There's the reality of her sense of the city and the reality of who she thinks her father is.

Yes, and there's also the reality of who she was before the attack and who she was after the attack. The hardest part for her in that part of the book is to imagine her attacker, which will take a great deal of courage, and in the end she thinks she might be doing that in a character she designates just with the letter R. He becomes a kind of a guide for her in these months after the attack, and she decides that she's going to trust her intuitions as a writer when she didn't trust her intuitions on the night of the attack, when she might have walked north to the busier streets and instead walked down a dark one.

Harold, the father, is fact-driven and he says to her that fiction fails history. And he's a liar.

Yes. I think of him as a kind of high-functioning coward. He's made a lot of mistakes in his life, the biggest of which, he thinks, is his failure in a vital moment, in the face of sheer brute power, back in the 1970s.

How did you get inside somebody who has been attacked?

Um...

Are you rolling your eyes at me?

No.

That's a huge leap of imagination isn't it?

Yeah. I think as a novelist you have to risk a lot of things. I think it's important, especially with novels that have a degree of violence that the characters don't thin into just dramatic gaming pieces. So I had to let things slow down a little bit here and there and let the character brave her own interiors at her own pace.

I read a description that said the violent act was about the ripples after, but here it's the catalyst ...

What do you think it's really about?

I think it's about what you believe and how you come to peace with yourself.

Yeah or fail to, yeah.

It's about a lot of things. I was asked to put it in a nutshell today and it's not easy.

Well I think it's easier to put in a nutshell than my last one which was more intentionally perverse that way. I really do think it is mainly about belief and the consequences of belief. I guess my feeling is it's probably not possible or it shouldn't be an enterprise for novelists these days? Maybe ill-advised for novelists these days to write just straight realist fiction, but I like realist fiction. So what I'm interested in is the borderlands between realism and something that is a little more self aware, because I think literature should register the fact that that self awareness is our lot these days and part of that involves being aware that we're constantly being deceived by narratives all the time. And it gets harder and harder to trust a narratives. It's extremely complex and in fact, that old thing about those whom the devil would deceive he tells not lies but lesser truths, So how do we swim through all of this? I think we're suspicious of narrative and yet we're fundamentally creatures who want to believe, and I think novels are an interesting place to test the reader's seemingly contradictory instincts.

I think we get to the end and not know if one character's story was true or not.

Yeah, I didn't want to tie it up mathematically. I wanted it to be coherent but not neatly tied at the end.

Harold is pretty messed up … is that because he has nothing to believe in?
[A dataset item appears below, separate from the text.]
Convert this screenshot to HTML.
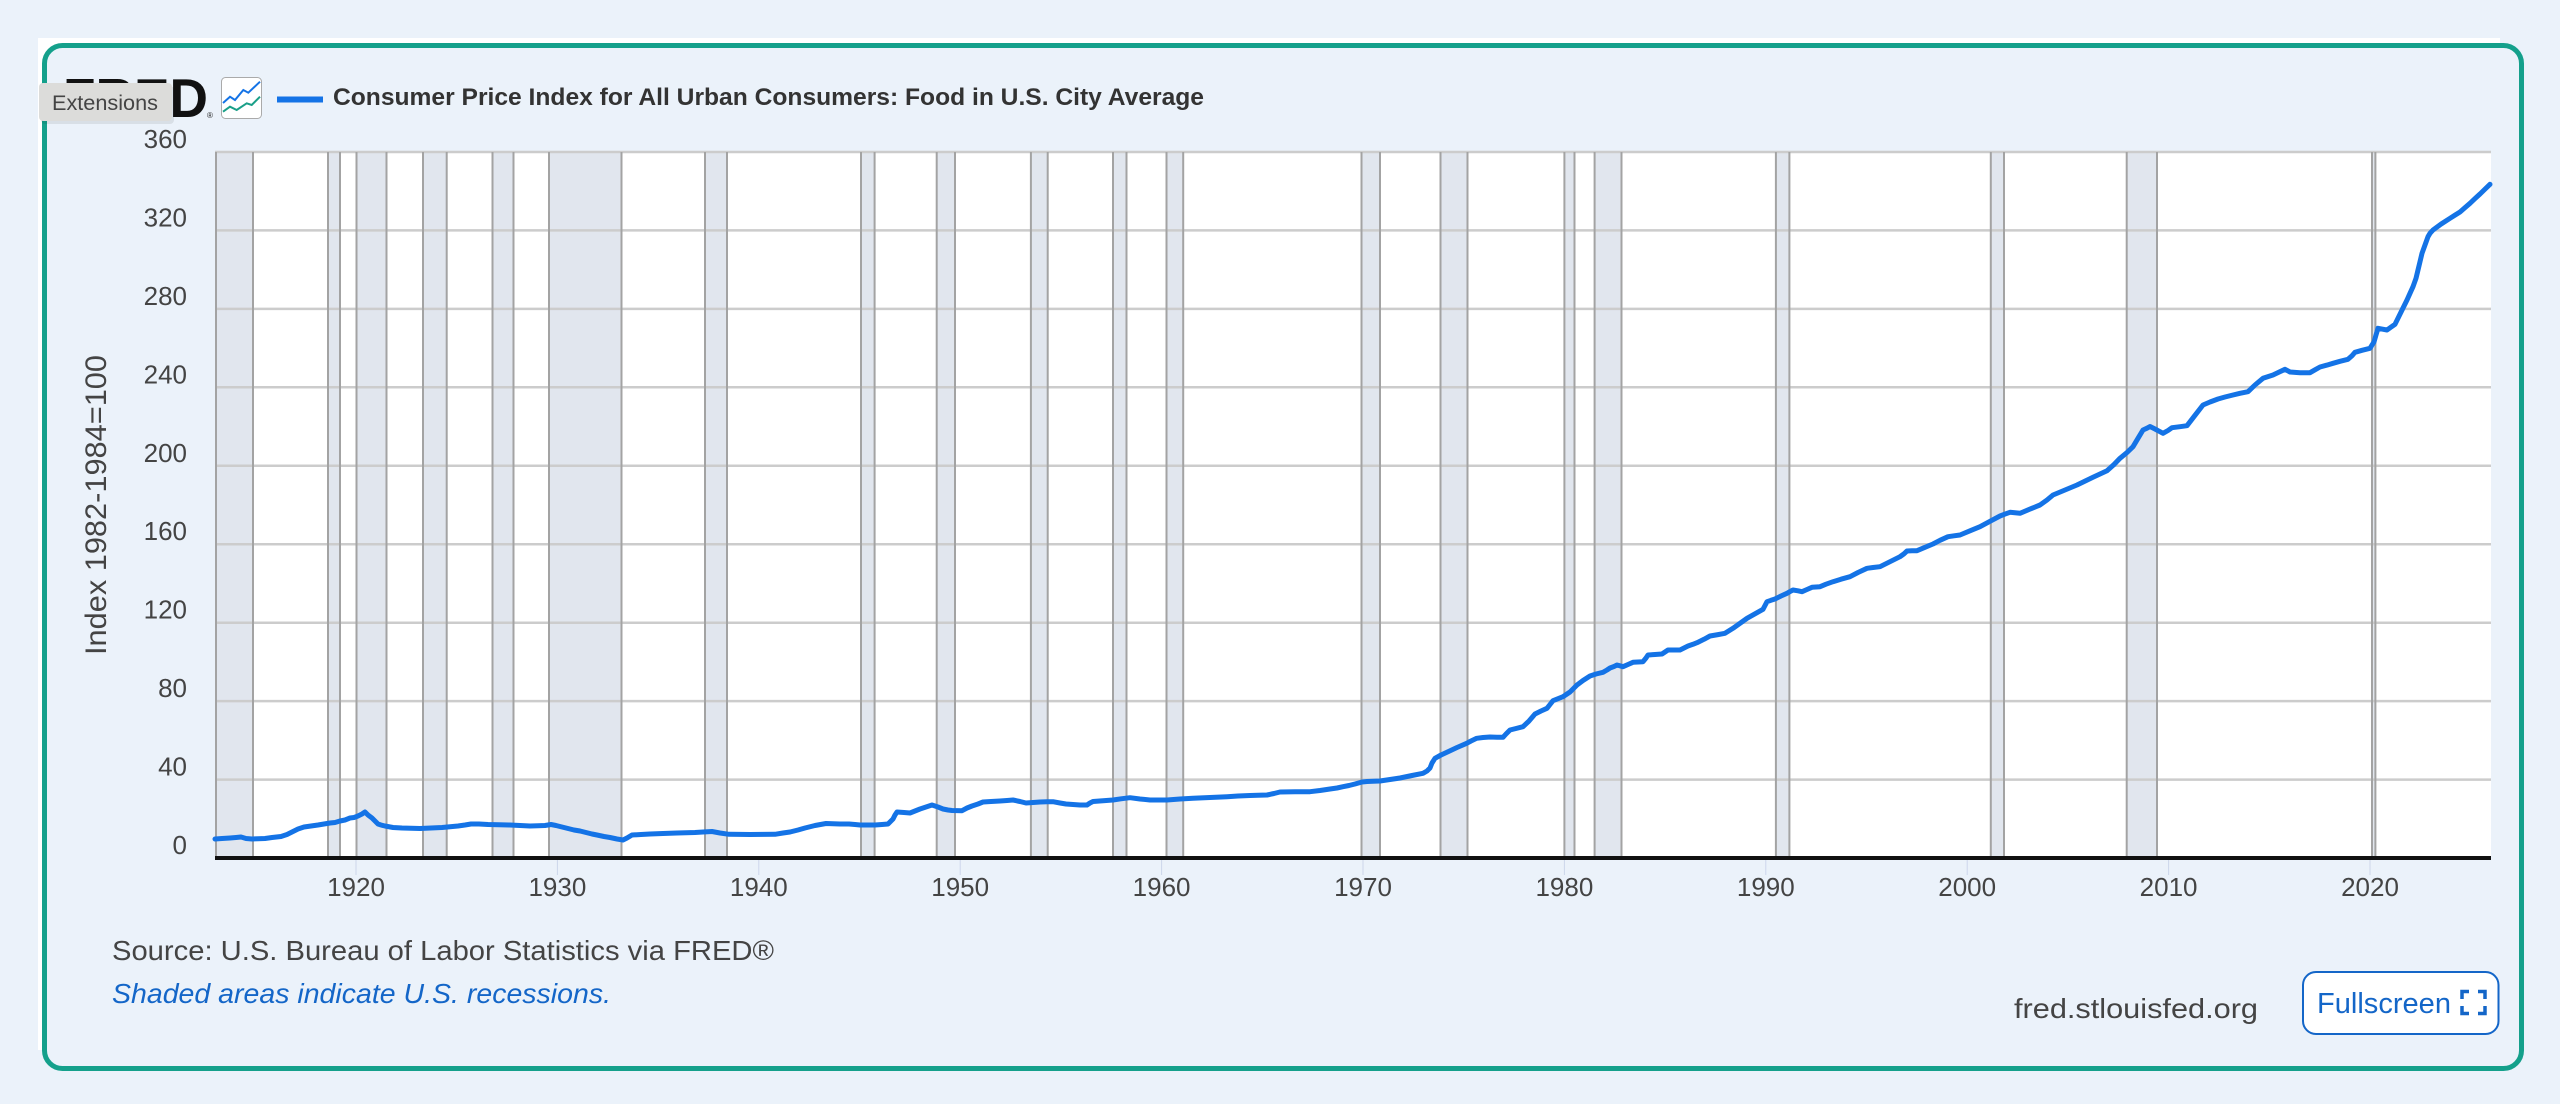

One thing that he's baffled by are people who are devout. It's one reason he becomes implausibly attracted to Rosemary, who's the social outreach worker whose faith-based belief is that it's her mission to give asylum to anyone who seeks it regardless of history. But she also has literal interpretations of scripture, which he finds lunatic (ludicrous?) And yet there's a part of him that wants metaphor not to be metaphor, that wants to believe things literally.

Do you see people like him?

Do I know people like him?

Yeah, I'm not talking about your friends.

Yeah, I know people who are messed up in the ways similar to the ways Harold is messed up and people who are scrambling. Part of it I think is as people in the educated or chattering classes get older and become more naturally reflective there's probably a turning inward in some of these people and they're not used to examining certain questions and they don't trust the terms in which other people examine those questions, like questions about faith for instance and so they're sort of without a language even to approach the questions.

Odd, that in the years you've been writing this, it's as if there's less to believe in in the world...

Yeah, I think it's all one long unfolding crisis of faith. There have been worse times certainly in human history where there have been big crises that way and yet somehow we're putting it together.

Is it intuition when you're writing a story, to move it along, to create a character?

Yeah, it is for me. I think it is for a lot of writers. I think to the degree that Kim writes speculatively, we realize she's drawing from the things fiction writers draw from, historical research, people she knows, sometimes her knowledge of the city. She understands that stories are mediated and that they're mediated often through a single person's point of view, that person's experience comes into play, that person's memory, habits of mind, blindnesses.